Plus de deux ans, maintenant, après l’élargissement du conflit entre l’Ukraine et la Russie qui faisait rage depuis 2014, cette guerre continue d’avoir un effet transformateur non seulement sur le terrain, entre l’ancienne république soviétique et l’ex-superpuissance communiste, mais aussi sur le plan énergétique et économique, avec ce qui semble être un double discours des pays de l’Ouest.
Tout d’abord, l’état des lieux en Ukraine: malgré une cascade de sanctions politiques et économiques imposées par l’Occident – dont le Canada – et d’autres pays du monde, la Russie dispose toujours d’assises financières solides, notamment en raison de sa production de combustibles fossiles.
C’est du moins l’avis de Svitlana Romanko, fondatrice et présidente de Razom We Stand, une organisation ukrainienne s’intéressant aux questions de paix et du climat.
« Immédiatement après que la Russie nous a brutalement envahis, plusieurs dirigeants ayant évoqué des embargos ont aussi mentionné clairement qu’ils ne voulaient pas ébranler les marchés énergétiques mondiaux », a-t-elle déclaré lors d’une entrevue, plus tôt ce mois-ci.
Au dire de Mme Romanko, la Russie aurait ainsi engrangé « plus de 600 milliards de dollars en profits en lien avec le secteur pétrolier et gazier depuis le début de la guerre », en février 2022. Et toujours selon elle, les pays de l’Union européenne continuent d’importer du gaz naturel liquéfié russe, pour une valeur d’un milliard de dollars, chaque mois.
Pour étayer ses dires, la présidente de l’organisation dit s’appuyer sur les données de deux organisations sans but lucratif, Urgewald, en Allemagne, et Bond Peter Leefmiliu, en Belgique, qui soutiennent que ce gaz naturel liquéfié fait son chemin en Europe, et contourne donc les sanctions, via des pays comme les Pays-Bas et la Belgique, justement.
Toujours selon Urgewald, de 4 à 6 % du gaz naturel utilisé en Allemagne provient toujours de Russie, « ce qui permet à Moscou d’engranger des milliards permettant de s’acheter des armes, ce qui est complètement à l’opposé de ce que les leaders européens ont versé à l’Ukraine », avance Mme Romanko.
Des sanctions « inefficaces »
De fait, cette dernière juge sévèrement les sanctions occidentales imposées à la Russie: « Elles ne sont pas suffisantes, parce qu’elles ne ciblent pas assez efficacement le secteur pétrolier et gazier. Ce qu’il faut, pour assécher les coffres de guerre en apparence sans fond de Vladimir Poutine, c’est d’imposer un embargo total sur les combustibles fossiles russes, particulièrement le gaz naturel liquéfié et le pétrole brut, y compris les produits pétroliers », martèle-t-elle.
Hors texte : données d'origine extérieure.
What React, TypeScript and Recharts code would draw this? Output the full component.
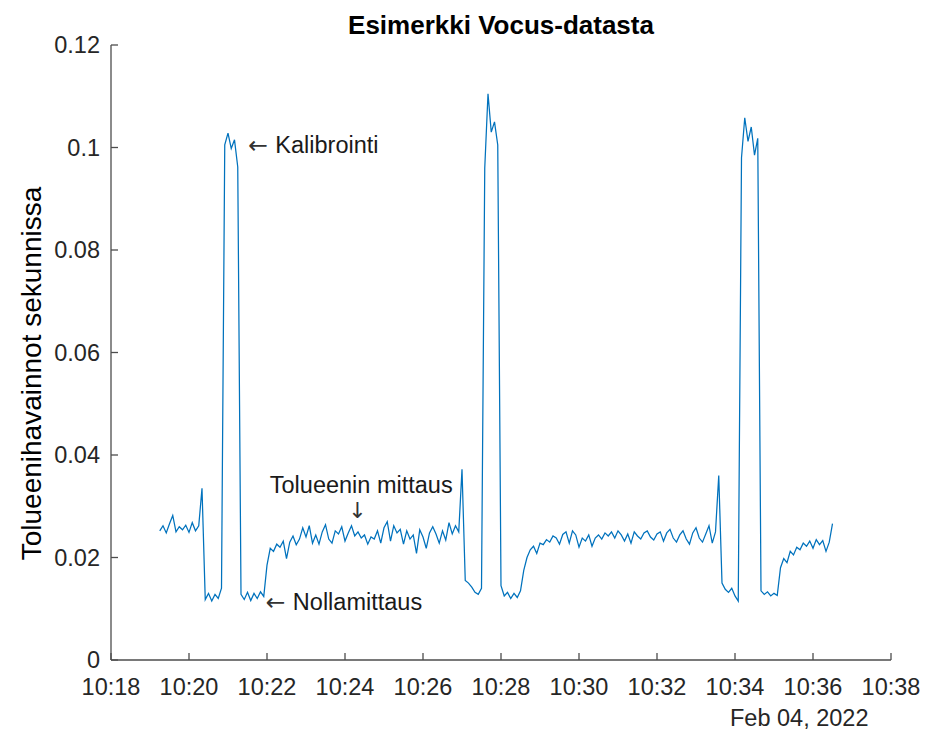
import { LineChart, Line, XAxis, YAxis, ReferenceDot } from 'recharts';

// toluene signal, one sample every 5 s, first sample 75 s after 10:18:00
const START_S = 75;
const STEP_S = 5;
const TOLUENE = [
  0.0252, 0.0262, 0.0248, 0.0266, 0.0282, 0.0250, 0.0260, 0.0254, 0.0263, 0.0249,
  0.0268, 0.0252, 0.0262, 0.0335, 0.0118, 0.0130, 0.0115, 0.0128, 0.0120, 0.0140,
  0.1005, 0.1028, 0.0998, 0.1015, 0.0962, 0.0128, 0.0118, 0.0132, 0.0116, 0.0130,
  0.0120, 0.0133, 0.0124, 0.0185, 0.0218, 0.0212, 0.0226, 0.0220, 0.0232, 0.0198,
  0.0230, 0.0242, 0.0225, 0.0236, 0.0258, 0.0240, 0.0262, 0.0228, 0.0244, 0.0226,
  0.0250, 0.0264, 0.0236, 0.0228, 0.0252, 0.0246, 0.0260, 0.0232, 0.0248, 0.0262,
  0.0242, 0.0250, 0.0238, 0.0244, 0.0226, 0.0240, 0.0236, 0.0252, 0.0228, 0.0258,
  0.0270, 0.0232, 0.0262, 0.0248, 0.0255, 0.0226, 0.0252, 0.0236, 0.0244, 0.0208,
  0.0254, 0.0240, 0.0218, 0.0248, 0.0260, 0.0246, 0.0228, 0.0252, 0.0234, 0.0268,
  0.0246, 0.0262, 0.0250, 0.0372, 0.0155, 0.0150, 0.0142, 0.0132, 0.0128, 0.0140,
  0.0960, 0.1105, 0.1030, 0.1050, 0.1005, 0.0145, 0.0125, 0.0132, 0.0120, 0.0130,
  0.0122, 0.0135, 0.0175, 0.0200, 0.0215, 0.0222, 0.0208, 0.0228, 0.0225, 0.0235,
  0.0230, 0.0242, 0.0238, 0.0226, 0.0245, 0.0250, 0.0228, 0.0252, 0.0244, 0.0220,
  0.0238, 0.0232, 0.0244, 0.0222, 0.0238, 0.0244, 0.0236, 0.0248, 0.0242, 0.0250,
  0.0238, 0.0252, 0.0244, 0.0232, 0.0246, 0.0228, 0.0250, 0.0242, 0.0236, 0.0248,
  0.0252, 0.0240, 0.0234, 0.0246, 0.0250, 0.0232, 0.0248, 0.0255, 0.0238, 0.0230,
  0.0244, 0.0252, 0.0236, 0.0226, 0.0248, 0.0258, 0.0238, 0.0230, 0.0246, 0.0262,
  0.0228, 0.0250, 0.0360, 0.0150, 0.0138, 0.0132, 0.0140, 0.0125, 0.0115, 0.0980,
  0.1058, 0.1012, 0.1040, 0.0985, 0.1018, 0.0135, 0.0128, 0.0133, 0.0125, 0.0130,
  0.0126, 0.0180, 0.0198, 0.0190, 0.0212, 0.0205, 0.0220, 0.0215, 0.0228, 0.0222,
  0.0232, 0.0218, 0.0235, 0.0225, 0.0233, 0.0212, 0.0230, 0.0266,
];

const X_TICKS = [0, 120, 240, 360, 480, 600, 720, 840, 960, 1080, 1200];
const X_TICK_LABELS = ['10:18', '10:20', '10:22', '10:24', '10:26', '10:28', '10:30', '10:32', '10:34', '10:36', '10:38'];
const Y_TICKS = [0, 0.02, 0.04, 0.06, 0.08, 0.1, 0.12];
const Y_TICK_LABELS = ['0', '0.02', '0.04', '0.06', '0.08', '0.1', '0.12'];

const data = TOLUENE.map((v, i) => ({ t: START_S + i * STEP_S, v }));

const FONT = '"Liberation Sans", Arial, Helvetica, sans-serif';
const ARROW_FONT = '"DejaVu Sans", sans-serif';
const AXIS = '#4d4d4d';
const TEXT = '#262626';
const TICK_LEN = 7;
const GAP = 8;

function BottomTick(props: any) {
  const { x, y, payload, index } = props;
  const axisY = y - GAP;
  return (
    <g>
      <line x1={x} y1={axisY} x2={x} y2={axisY - TICK_LEN} stroke={AXIS} strokeWidth={1.3} />
      <text x={x} y={axisY + 35} textAnchor="middle" fontSize={23.5} fontFamily={FONT} fill={TEXT}>
        {X_TICK_LABELS[index] ?? payload.value}
      </text>
    </g>
  );
}

function TopTick(props: any) {
  const { x, y } = props;
  const axisY = y + GAP;
  return <line x1={x} y1={axisY} x2={x} y2={axisY + TICK_LEN} stroke={AXIS} strokeWidth={1.3} />;
}

function LeftTick(props: any) {
  const { x, y, index, payload } = props;
  const axisX = x + GAP;
  return (
    <g>
      <line x1={axisX} y1={y} x2={axisX + TICK_LEN} y2={y} stroke={AXIS} strokeWidth={1.3} />
      <text x={axisX - 11} y={y} textAnchor="end" dominantBaseline="central" fontSize={23.5} fontFamily={FONT} fill={TEXT}>
        {Y_TICK_LABELS[index] ?? payload.value}
      </text>
    </g>
  );
}

function RightTick(props: any) {
  const { x, y } = props;
  const axisX = x - GAP;
  return <line x1={axisX} y1={y} x2={axisX - TICK_LEN} y2={y} stroke={AXIS} strokeWidth={1.3} />;
}

// annotation text anchored at a data point; arrow drawn in DejaVu (Liberation's arrows are tiny)
const note = (arrow: string, text: string, anchor: 'start' | 'middle', arrowSize = 23.5) => (props: any) => {
  const vb = props.viewBox || {};
  const cx = (vb.x ?? 0) + (vb.width ?? 0) / 2;
  const cy = (vb.y ?? 0) + (vb.height ?? 0) / 2;
  return (
    <text x={cx} y={cy} textAnchor={anchor} dominantBaseline="central" fontSize={23.5} fontFamily={FONT} fill="#1a1a1a">
      {arrow && (
        <tspan fontFamily={ARROW_FONT} fontSize={arrowSize} fill="#333">
          {arrow}
        </tspan>
      )}
      {text}
    </text>
  );
};

export default function App() {
  return (
    <div style={{ position: 'absolute', left: 0, top: 0, width: 926, height: 731, background: '#fff', fontFamily: FONT }}>
      <div
        style={{
          position: 'absolute', left: 111, width: 780, top: 12, textAlign: 'center',
          fontSize: 26, lineHeight: '26px', fontWeight: 'bold', color: '#000',
        }}
      >
        Esimerkki Vocus-datasta
      </div>
      <LineChart width={926} height={731} data={data} margin={{ top: 45, right: 35, bottom: 0, left: 0 }}>
        <XAxis
          dataKey="t"
          type="number"
          domain={[0, 1200]}
          ticks={X_TICKS}
          interval={0}
          height={71}
          tickSize={0}
          tickMargin={GAP}
          tick={<BottomTick />}
          axisLine={{ stroke: AXIS, strokeWidth: 1.3 }}
          allowDataOverflow
        />
        <XAxis
          xAxisId="top"
          orientation="top"
          type="number"
          domain={[0, 1200]}
          ticks={X_TICKS}
          interval={0}
          height={0}
          tickSize={0}
          tickMargin={GAP}
          tick={<TopTick />}
          axisLine={{ stroke: AXIS, strokeWidth: 1.3 }}
        />
        <YAxis
          type="number"
          domain={[0, 0.12]}
          ticks={Y_TICKS}
          interval={0}
          width={111}
          tickSize={0}
          tickMargin={GAP}
          tick={<LeftTick />}
          axisLine={{ stroke: AXIS, strokeWidth: 1.3 }}
          label={{
            content: (p: any) => {
              const vb = p.viewBox || { x: 0, y: 45, width: 111, height: 615 };
              const cx = vb.x + 31;
              const cy = vb.y + vb.height / 2 + 21;
              return (
                <text
                  x={cx}
                  y={cy}
                  transform={`rotate(-90, ${cx}, ${cy})`}
                  textAnchor="middle"
                  dominantBaseline="central"
                  fontSize={28}
                  fontFamily={FONT}
                  fill="#000"
                >
                  Tolueenihavainnot sekunnissa
                </text>
              );
            },
          }}
        />
        <YAxis
          yAxisId="right"
          orientation="right"
          type="number"
          domain={[0, 0.12]}
          ticks={Y_TICKS}
          interval={0}
          width={0}
          tickSize={0}
          tickMargin={GAP}
          tick={<RightTick />}
          axisLine={{ stroke: AXIS, strokeWidth: 1.3 }}
        />
        <Line
          type="linear"
          dataKey="v"
          stroke="#0072BD"
          strokeWidth={1.25}
          dot={false}
          isAnimationActive={false}
        />
        <ReferenceDot x={211} y={0.1005} r={0} fill="none" stroke="none" label={note('\u2190 ', 'Kalibrointi', 'start')} />
        <ReferenceDot x={385} y={0.0341} r={0} fill="none" stroke="none" label={note('', 'Tolueenin mittaus', 'middle')} />
        <ReferenceDot x={379} y={0.0292} r={0} fill="none" stroke="none" label={note('\u2193', '', 'middle', 22)} />
        <ReferenceDot x={238} y={0.0113} r={0} fill="none" stroke="none" label={note('\u2190 ', 'Nollamittaus', 'start')} />
      </LineChart>
      <div
        style={{
          position: 'absolute', left: 730, top: 706, fontSize: 23.5, lineHeight: '24px', color: TEXT,
        }}
      >
        Feb 04, 2022
      </div>
    </div>
  );
}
« C’est un enjeu essentiel. »
De fait, soutient encore Mme Romanko, « l’Europe n’a pas besoin du gaz russe ».
« Depuis le début de l’invasion, en 2022, le paysage énergétique européen s’est complètement transformé », affirme-t-elle. De fait, après plusieurs mois de ce qui s’apparentait à une panique, les pays européens se dépêchant de remplir leurs réservoirs en prévision des temps froids, « le plan REPowerEU de la Commission européenne, lancé en mai 2022, a signalé une étape importante vers la diversification énergétique et les énergies renouvelables ».
En Ukraine, toutefois, la situation énergétique est plus difficile. « Cela s’explique par une série de facteurs, mentionne Mme Romanko: déclin économique, y compris la baisse historique de production du charbon, la destruction des infrastructures en raison de l’agression armée russe, et les vulnérabilités d’un système énergétique centralisé ».
Pire encore, indique-t-elle en entrevue, « les attaques russes ont endommagé 50 % de l’infrastructure énergétique ukrainienne », qui accusait déjà son âge.
Mme Romanko incite ainsi Kiev à « prioriser une transition rapide vers des alternatives énergétiques décentralisées et renouvelables. « Le potentiel de cette industrie se chiffre à environ 400 milliards de dollars. Ces développements viendraient régler le problème de la sécurité énergétique et de la résilience, en plus de créer de bons emplois et de la croissance économique, ainsi que de s’attaquer aux craintes en matière de changements climatiques », conclut-elle.